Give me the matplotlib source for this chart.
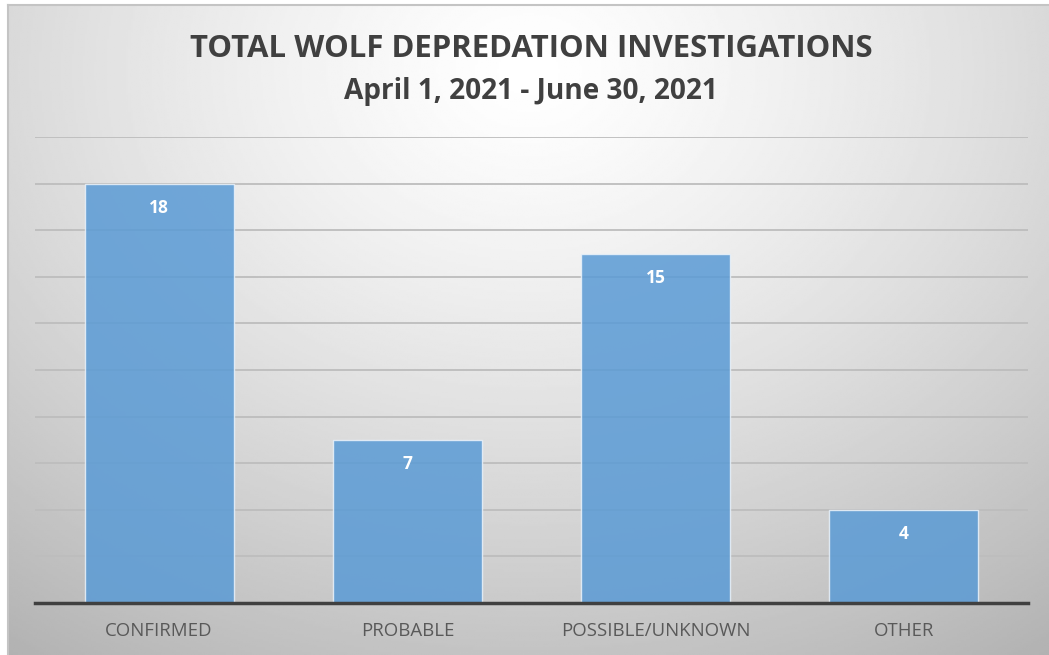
import numpy as np
import matplotlib.pyplot as plt

categories = ['CONFIRMED', 'PROBABLE', 'POSSIBLE/UNKNOWN', 'OTHER']
counts = [18, 7, 15, 4]
title = 'TOTAL WOLF DEPREDATION INVESTIGATIONS'
subtitle = 'April 1, 2021 - June 30, 2021'

plt.rcParams['font.family'] = ['Open Sans', 'DejaVu Sans']

W, H = 1049, 655
fig = plt.figure(figsize=(W / 100, H / 100), dpi=100)

# background panel with radial gradient
bg = fig.add_axes([8 / W, 0, 1 - 8 / W, (H - 5) / H])
yy, xx = np.mgrid[0:1:300j, 0:1:480j]
r = np.sqrt(((xx - 0.5) / 0.75) ** 2 + ((yy - 0.1) / 0.95) ** 2)
shade = 1.0 - 0.25 * np.clip(r, 0, 1.2) ** 1.3
bg.imshow(shade, cmap='gray', vmin=0, vmax=1, aspect='auto', extent=[0, 1, 1, 0])
bg.set_xticks([])
bg.set_yticks([])
for s in ['right', 'bottom']:
    bg.spines[s].set_visible(False)
for s in ['top', 'left']:
    bg.spines[s].set_color('#c4c4c4')
    bg.spines[s].set_linewidth(1.5)

ax = fig.add_axes([35 / W, (H - 603) / H, (1028 - 35) / W, (603 - 137) / H])
ax.patch.set_alpha(0)
x = np.arange(len(categories))
bars = ax.bar(x, counts, width=0.6, color='#5b9bd5', alpha=0.86,
              edgecolor='#eaf2fa', linewidth=1, zorder=2)
ax.set_xlim(-0.5, len(categories) - 0.5)
ax.set_ylim(0, 20)
ax.set_yticks(np.arange(2, 21, 2))
ax.yaxis.grid(True, color='#bdbdbd', linewidth=1.3, zorder=1)
ax.set_axisbelow(True)
ax.tick_params(axis='y', length=0, labelleft=False)
ax.tick_params(axis='x', length=0, pad=14, labelsize=13.4, labelcolor='#595959')
ax.set_xticks(x)
ax.set_xticklabels(categories)
for s in ['top', 'right', 'left']:
    ax.spines[s].set_visible(False)
ax.spines['bottom'].set_color('#404040')
ax.spines['bottom'].set_linewidth(2.5)
ax.spines['bottom'].set_zorder(3)

for b, v in zip(bars, counts):
    ax.annotate(str(v), (b.get_x() + b.get_width() / 2, v), xytext=(0, -17.5),
                textcoords='offset points', ha='center', va='center',
                color='white', fontsize=12.5, fontweight='bold', zorder=4)

fig.text(531 / W, 1 - 49 / H, title, ha='center', va='center',
         fontsize=22.4, fontweight='bold', color='#404040')
fig.text(531 / W, 1 - 92 / H, subtitle, ha='center', va='center',
         fontsize=20.2, fontweight='bold', color='#404040')

fig.savefig('out.png', dpi=100)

******************************

> YOUR OBJECTIVE: The lines from the start of the data through the line that contains "bg.spines[s].set_linewidth(1.5)" are to be returned exactly, please, with both ends included and every picture left out.

> IN RESPONSE:
Give me the matplotlib source for this chart.
import numpy as np
import matplotlib.pyplot as plt

categories = ['CONFIRMED', 'PROBABLE', 'POSSIBLE/UNKNOWN', 'OTHER']
counts = [18, 7, 15, 4]
title = 'TOTAL WOLF DEPREDATION INVESTIGATIONS'
subtitle = 'April 1, 2021 - June 30, 2021'

plt.rcParams['font.family'] = ['Open Sans', 'DejaVu Sans']

W, H = 1049, 655
fig = plt.figure(figsize=(W / 100, H / 100), dpi=100)

# background panel with radial gradient
bg = fig.add_axes([8 / W, 0, 1 - 8 / W, (H - 5) / H])
yy, xx = np.mgrid[0:1:300j, 0:1:480j]
r = np.sqrt(((xx - 0.5) / 0.75) ** 2 + ((yy - 0.1) / 0.95) ** 2)
shade = 1.0 - 0.25 * np.clip(r, 0, 1.2) ** 1.3
bg.imshow(shade, cmap='gray', vmin=0, vmax=1, aspect='auto', extent=[0, 1, 1, 0])
bg.set_xticks([])
bg.set_yticks([])
for s in ['right', 'bottom']:
    bg.spines[s].set_visible(False)
for s in ['top', 'left']:
    bg.spines[s].set_color('#c4c4c4')
    bg.spines[s].set_linewidth(1.5)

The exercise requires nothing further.